Sen. Kirsten Gillibrand on Friday said the US Senate should not vote on a new FBI director until either Congress or the Department of Justice appoints a special prosecutor to lead an investigation into President Donald Trump's potential ties to Russia during the 2016 campaign.
Speaking at the Common Good forum in New York City, Gillibrand argued that Trump has "tried to undermine the basic institutions of our democracy," by firing former FBI Director James Comey earlier this week, saying Trump was further politicizing the department.
"I believe that we should not actually vote on an FBI Director replacement until there is a special prosecutor," said Gillibrand, the senator from New York. "I think it's really important.
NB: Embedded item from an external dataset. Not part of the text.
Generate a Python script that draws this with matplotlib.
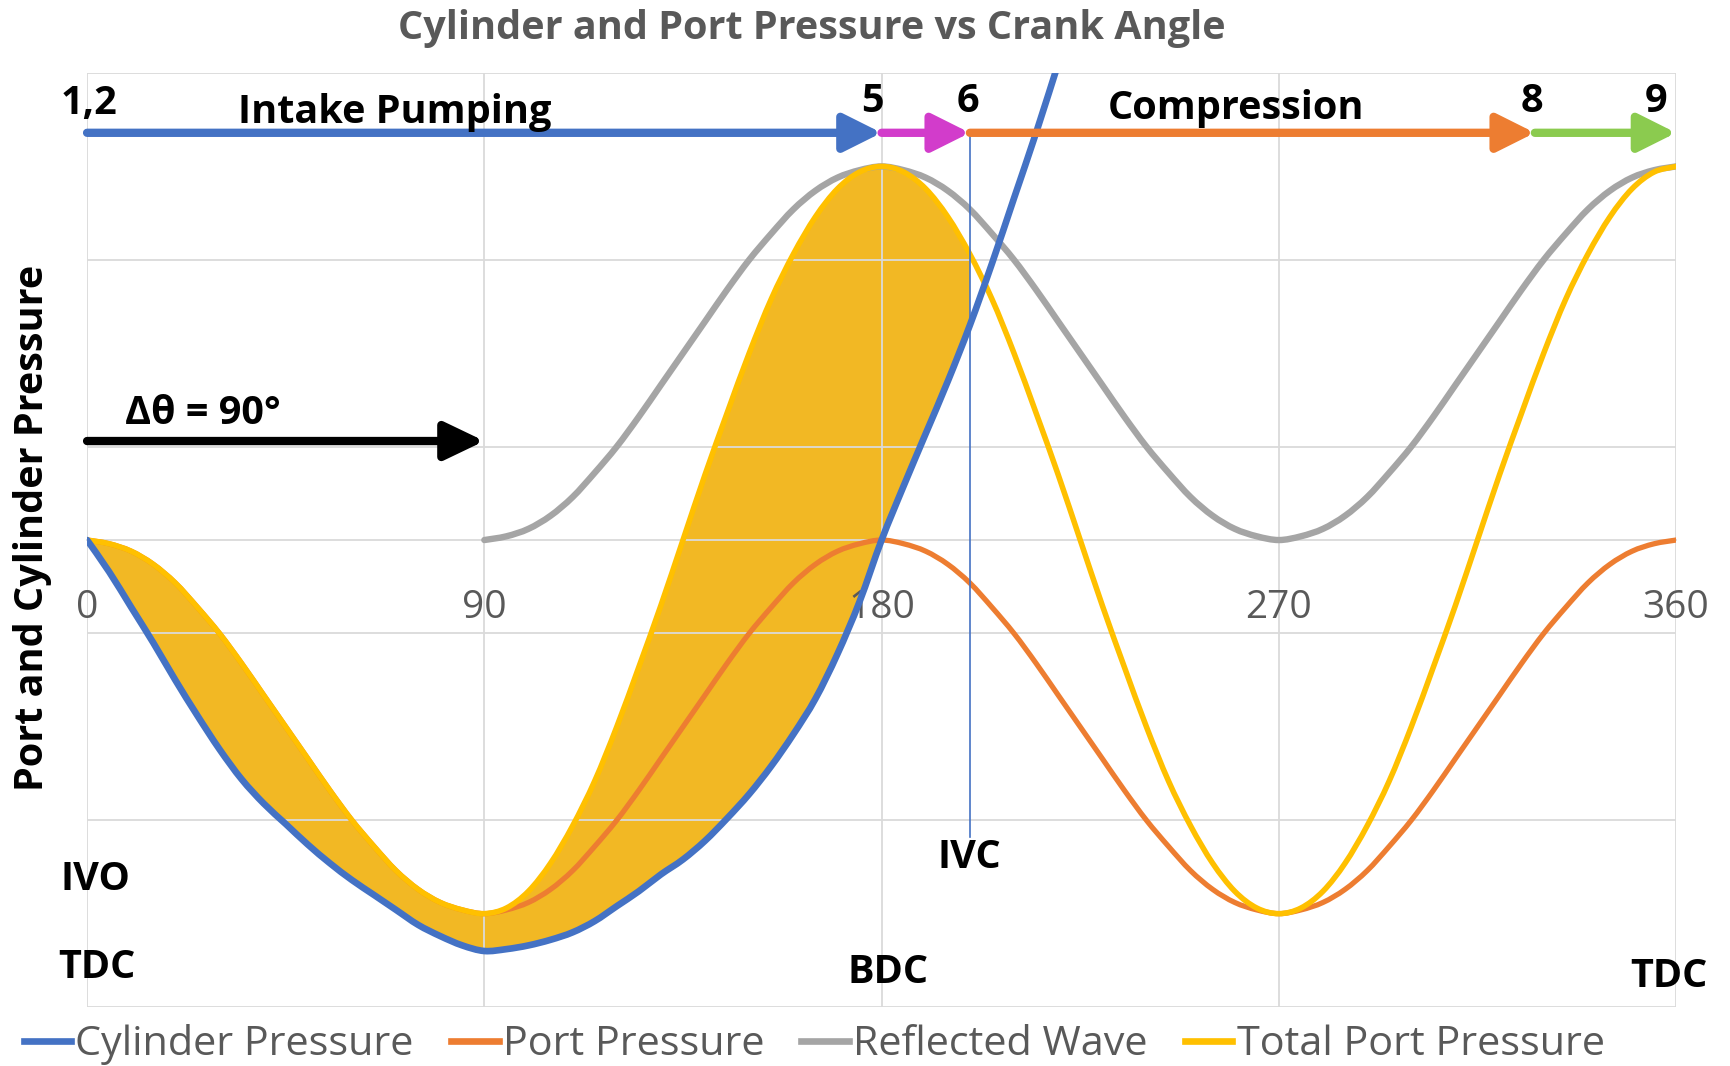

Because what is happening is a subversion of justice."
The Democratic senator also urged Republicans to "join in calling for an independent prosecutor in Trump campaign's connections with Russia."
Since Comey's departure on Tuesday, Democrats across the board have urged Republicans leaders to appoint a special prosecutor, arguing Trump's firing was linked to Comey's widening probe of Trump's campaign, and dubbing the move Nixonian.
House Speaker Paul Ryan and Senate Majority Leader Mitch McConnell have demurred against such a move, saying they had confidence in ongoing investigations within the FBI and House and Senate committees.
"I think the intelligence committees are the ones that should do this, because, don’t forget that the methods and sources of our intelligence gathering are also at play here, and we have to be very sensitive so that we don’t compromise that information as well," Ryan told Fox News this week, referencing Trump's complaints about leaks of information from law enforcement and intelligence agencies.
Gillibrand, seen by some Democrats as a rising star, has emerged as one of the most outspoken Senate opponents to Trump's agenda. Long viewed as a center-leaning Democrat, she voted against 20 Trump administration nominees, more than any other Senate Democrat.
Despite broad speculation about a potential 2020 presidential bid, Gillibrand said earlier this month that she was focused on her 2018 Senate reelection.
"I’m focused entirely on running for Senate, so yes, I’m ruling it out," she told reporters last week when asked about a 2020 presidential bid.